If you’re old enough to remember when women wore Easter bonnets to
church and for community parades, you’re telling a “little secret” that
identifies you with my “now generation.”
Fifty years ago at
Patterson Fletcher in Fort Wayne, flower hats for Easter ranged between
$5 and $8.95. Those, with a bit more money to spend, could fork out
between $8.99 and $12.95 at the more elite Nobbson Store, located on
Calhoun Street at the time.
For those who didn’t have quite as
much money to spend, Frank’s Store was the place to go where hat prices
had been “slashed” to $5, and hand bags to go with them could be
purchased for prices ranging from $2.98 to $5.
The real bargain
occurred, however, if you wanted to go for an Easter afternoon drive.
You could purchase tires for your car at prices ranging between $9.88
and $13.88 per tire. If you wanted an open-air drive, mo-peds were
selling for $184.50 a piece, or $19 down and agreeable payments.
If
you wanted to conclude the day with a movie, tickets would be $1 a
piece for such flicks as, “The Pride and the Passion,” “The Trouble with
Harry,” “Bailout at 43,000 Feet,” or, “The Bridge on the River Kwai.”
Editorially,
Clifford B. Ward was writing, “Indiana can’t maintain an army, a navy
or an air force to defend this state, nor should it. It can’t deal with
national imports, immigration, emigration, etc. But it ought to pave,
clean and light its own streets. It ought to provide and pay for its own
city police. It ought to build, maintain and improve its own schools
and in any circumstances to do what is primarily its duty.”
All of
this is a mere taste of the information provided in a 50-year-old
newspaper discovered in the back of the local library recently. In many
ways it indicated that not much has changed in thinking in the past 50
years. In other ways, it was a nostalgic trip back to the world when I
was 10-years-old. For just a moment, it was like stepping back into
those moments.
But it had more of a mystique than simply the news
and information that it provided. I was typing at a computer when a
member of the library committee said, “you ought to see the old paper
that’s laying on top of a box in the back.”
Being intrigued by
such things, I indicated an interest that sent him on a return trip to
retrieve the dirty, tarnished old paper.
It was The News-Sentinel
dated, “April 1, 1958.” While the average person would look at it and
think, “what an old paper, let’s take a peak through it,” I recognized
it as a half-century prior to my 60th birthday, which I celebrated the
first of this week.
With 364 other days in the year (365 this
year), it was one of those serendipitous, goose-bump moments for someone
who was looking straight at his birthday date, 50 years earlier.
It
was one of those special moments when you know that, for whatever
reason, you’ve received a special gift of connection, just for a moment,
a special connection just between you and God and the things around
you. Undoubtedly, there are others who share my birthday, reading this
column, who may have a sense of what I sensed when I looked at that
paper.
Where do these moments come from? Why do they happen? What are the mathematical odds of them happening?
I
can’t answer any of those questions but I know that there is a sense of
peace that flows into the heart for just a few minutes when such
happenings occur. Just for a moment there’s a sense of feeling that,
‘Someone’ reached out to me. Someone noticed me.”
It would be
enough if that were the only special happening this week but another one
occurred earlier this week, with a birthday card from a cousin.
There,
on the front of the card, was a magnificent picture of “Nubble Light,” a
shrine to our family that stands along the beautiful beach of York
Beach, Maine. It has been a sort of special “hiding place” where we have
visited occasionally with other relatives since the kids were little.
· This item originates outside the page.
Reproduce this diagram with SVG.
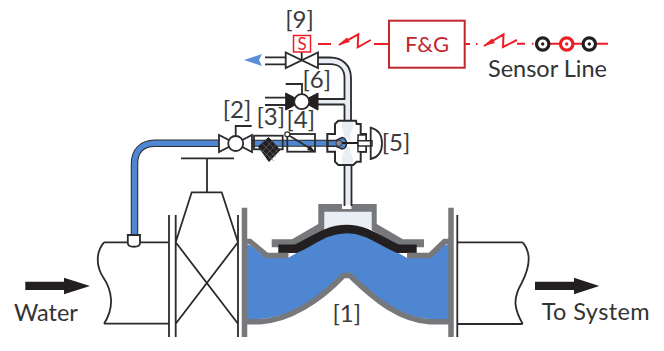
<svg xmlns="http://www.w3.org/2000/svg" width="664" height="351" viewBox="0 0 664 351">
<style>
.t{font-family:Lato,"Noto Sans",sans-serif;fill:#333;font-size:23.500px}
.b{font-family:Lato,"Noto Sans",sans-serif;fill:#3a3a3c;font-size:24px;text-anchor:middle}
.l{fill:none;stroke:#2b2b2d;stroke-width:1.800}
.v{fill:#fff;stroke:#2b2b2d;stroke-width:1.800;stroke-linejoin:miter}
.k{fill:#231f20;stroke:#231f20;stroke-width:1}
.g{fill:none;stroke:#77787b;stroke-width:5.500}
.r{fill:none;stroke:#ee1c25;stroke-width:2}
.c{fill:#fff;stroke:#231f20;stroke-width:3.200}
</style>
<rect width="664" height="351" fill="#fff"/>
<g id="inlet-pipe">
<path class="l" d="M104 242.300H169M104 323.700H169M104 242.300C95 253 96.700 267 103 277C112 290 115 307 104 323.700"/>
</g>
<g id="outlet-pipe">
<path class="l" d="M457.300 242.300H522.700M457.300 324H522.700M522.700 242.300C531.700 253 530 267 521.700 283C511.700 300 515 310 522.700 324"/>
<path class="l" d="M457.300 215V337"/>
</g>
<g id="gate-valve">
<path class="l" d="M169 215V337M175.700 215V337M238 215V337M175.700 242.300L238 323.700M238 242.300L175.700 323.700M175.700 242.300L191.700 192.300H221.700L238 242.300M207 192.300V158.300M181 158.300H234"/>
</g>
<g id="main-valve">
<path fill="#4f86d1" d="M242.500 244L250 245L266.700 258H288L297 252.700C320 235 340 232 346.700 232C355 232 375 235 398 252.700L407 258H430L443 245L452 244V319H430C400 317 375 300 350.500 277H343C320 300 290 317 260 319H242.500Z"/>
<path fill="#e9edf4" d="M324.300 210H371.700V228H324.300Z"/>
<path fill="#77787b" d="M271.700 239.300H292L318.300 224V204H342V209H351.500V204H376.700V224L403 239.300H424V247.300H400L371.700 230V211.700H324.300V230L296 247.300H271.700Z"/>
<path fill="none" stroke="#231f20" stroke-width="8.500" d="M278.300 248.700H296C312 242 325 229 346.700 229C368 229 381 242 398 248.700H416.700"/>
<path class="g" d="M244.500 207.700V337M451 207.700V337M247 241.500H250L267 255.500H288.500M448.500 241.500H444.500L430 255.500H407M247 321.700H260C290 320 320 300 343.500 275.500H350C375 300 400 320 430 321.700H448.500"/>
<text class="b" x="346.700" y="321.700">[1]</text>
</g>
<g id="connectors">
<path fill="#e9edf4" d="M318 57.500H330C343 57.500 351 66 351 78V121H344.500V78C344.500 69 339 64.200 330 64.200H318ZM318 99H344.500V105H318ZM345 165H351.500V205H345Z"/>
<path class="l" d="M318 57.500H330C343 57.500 351 66 351 78V121M318 64.200H330C339 64.200 344.500 69 344.500 78V99H318M344.500 104.500H318M344.500 104.500V121M344.500 166V206M351.500 166V206"/>
<path class="l" d="M265 57.300H285.700M265 64.300H285.700M265 97.700H285.700M265 105H285.700"/>
<path fill="none" stroke="#2b2b2d" stroke-width="7.500" d="M134.500 236V164C134.500 151 142 143.300 155 143.300H222"/>
<path fill="none" stroke="#4f86d1" stroke-width="5.500" d="M134.500 236V164C134.500 151 142 143.300 155 143.300H222"/>
<path fill="none" stroke="#2b2b2d" stroke-width="7" d="M250 143.300H330"/>
<path fill="none" stroke="#4f86d1" stroke-width="5" d="M250 143.300H330"/>
<path fill="#5b8fd6" d="M244 60L262 54L259 60L262 66Z"/>
</g>
<g id="tap">
<path class="v" d="M127.800 235H140V243C140 248 127.800 248 127.800 243Z"/>
</g>
<g id="valve-2">
<path class="v" d="M219 135V152L252 135V152Z"/>
<circle class="v" cx="235.700" cy="143.500" r="7.500"/>
<path class="l" d="M235.700 136V126H251.700"/>
<text class="b" x="237" y="118">[2]</text>
</g>
<g id="strainer-3">
<rect class="l" x="254" y="135.700" width="28.700" height="13.600"/>
<path fill="#231f20" stroke="#231f20" d="M258.500 146.700L268.500 137.500L280 150L269 161.500Z"/>
<path stroke="#777" stroke-width=".6" fill="none" d="M262 143.500L276 157M265.500 140L279 153.500M260.500 149L274 161M262 152L273 140M265 156L276.500 144M268.500 159L279.500 148"/>
<text class="b" x="270.700" y="125">[3]</text>
</g>
<g id="valve-4">
<rect class="l" x="287.300" y="134" width="27.700" height="17.700"/>
<circle cx="287.300" cy="134.300" r="2.500" fill="#fff" stroke="#2b2b2d" stroke-width="1.200"/>
<path class="l" d="M289 135.500L311 149"/>
<path fill="#231f20" d="M315 151.700L307 150L310 145.500Z"/>
<text class="b" x="300.700" y="128">[4]</text>
</g>
<g id="pilot-5">
<path fill="#fff" stroke="#2b2b2d" stroke-width="2" d="M335 124L338.300 120.700H356L356.700 124H360.700V134H366V151.700H360.700V161.700H356.700L353.300 165H338.300L335 161.700V151.700H327.300V134H335Z"/>
<path fill="#e9edf4" d="M342 122H353V128L350 135L350 139H344V135L342 128ZM344 147H350V151L353 158V164H342V158L344 151Z"/>
<path fill="#4f86d1" stroke="#2b2b2d" stroke-width="1.500" d="M328 140.500H336L342 137.500C345 138 346.500 141 346.500 143.300C346.500 146 345 148.500 342 149L336 146.300H328Z"/>
<circle cx="339" cy="143.300" r="3" fill="#8a8c8e" stroke="#2b2b2d" stroke-width=".8"/>
<path fill="none" stroke="#231f20" stroke-width="2" d="M342 143H360"/>
<path fill="#fff" stroke="#2b2b2d" stroke-width="1.500" d="M358 135H366V151.700H358Z"/>
<path fill="#fff" stroke="#2b2b2d" stroke-width="1.500" d="M358 140.700H372V146H358Z"/>
<path class="l" d="M370.700 127.700C380 130 382 138 382 143.500C382 150 380 157 370.700 159Z" fill="#fff"/>
<text class="b" x="396" y="150.700">[5]</text>
</g>
<g id="valve-6">
<path class="k" d="M285.700 93V110L318 93V110Z"/>
<circle class="v" cx="301.700" cy="101.700" r="7.500"/>
<path class="l" d="M302 94V84H285.700"/>
<text class="b" x="316.700" y="88">[6]</text>
</g>
<g id="solenoid-9">
<path class="v" d="M285.700 52.500V68L318 52.500V68Z"/>
<path class="l" d="M301.700 60V52"/>
<rect x="293.500" y="35.500" width="17" height="16.500" fill="#fff" stroke="#ee1c25" stroke-width="1.500"/>
<text x="302" y="50" font-family="Lato,'Noto Sans',sans-serif" font-size="17" fill="#ee1c25" text-anchor="middle">S</text>
<text class="b" x="299.500" y="28">[9]</text>
</g>
<g id="signal-left">
<path class="r" d="M318 44H331M339 45L358.300 34.300L357.700 47.300L370.700 40M374 44H389"/>
<path fill="#ee1c25" d="M338 45L347 37.500L350 42Z"/>
</g>
<g id="fg-panel">
<rect x="389" y="20.700" width="75.700" height="47" fill="#fff" stroke="#c1272d" stroke-width="2"/>
<text x="427" y="52" font-family="Lato,'Noto Sans',sans-serif" font-size="22" fill="#c1272d" text-anchor="middle">F&amp;G</text>
</g>
<g id="sensor-line">
<path class="r" d="M464.700 44H470M476 44H477.500M484 46L503.500 34.300L503 47L517 40M517 43.700H525M532 43.700H533.500M550 43.700H560M573 43.700H582M597 43.700H608"/>
<path fill="#ee1c25" d="M483.300 46L492 38.500L495 43Z"/>
<circle class="c" cx="542.700" cy="44" r="6.200"/><circle cx="542.700" cy="44" r="1.700" fill="#231f20"/>
<circle class="c" cx="566.700" cy="44" r="6.200" style="stroke:#ee1c25"/><circle cx="566.700" cy="44" r="1.700" fill="#ee1c25"/>
<circle class="c" cx="589.300" cy="44" r="6.200"/><circle cx="589.300" cy="44" r="1.700" fill="#231f20"/>
<text class="t" x="488" y="76.700">Sensor Line</text>
</g>
<g id="water-label">
<path fill="#231f20" d="M25.300 281.700H64V277.700L90 286L64 294.300V290H25.300Z"/>
<text class="t" x="14" y="321">Water</text>
</g>
<g id="system-label">
<path fill="#231f20" d="M535 281.700H574V277.700L599.300 286L574 294.300V290H535Z"/>
<text class="t" x="541.700" y="320" textLength="108">To System</text>
</g>
</svg>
It gives off a special “aura,” a special “sense of light” for life’s
pathway that only a real lighthouse can ignite in our hearts.
When
I showed it to Joyce her mouth dropped open and she simply said, “Jim.”
I replied, “I know,” and therein was a quick connecting point as
magical as the center of the universe itself.
Just when I was
thinking of sorting things out and throwing things away, I was given one
more thing to save. And as I glance through the paper, Joyce is in town
looking for a frame for the lighthouse. How quickly life has moved from
age 10 to age 60, but thank goodness, some things never change.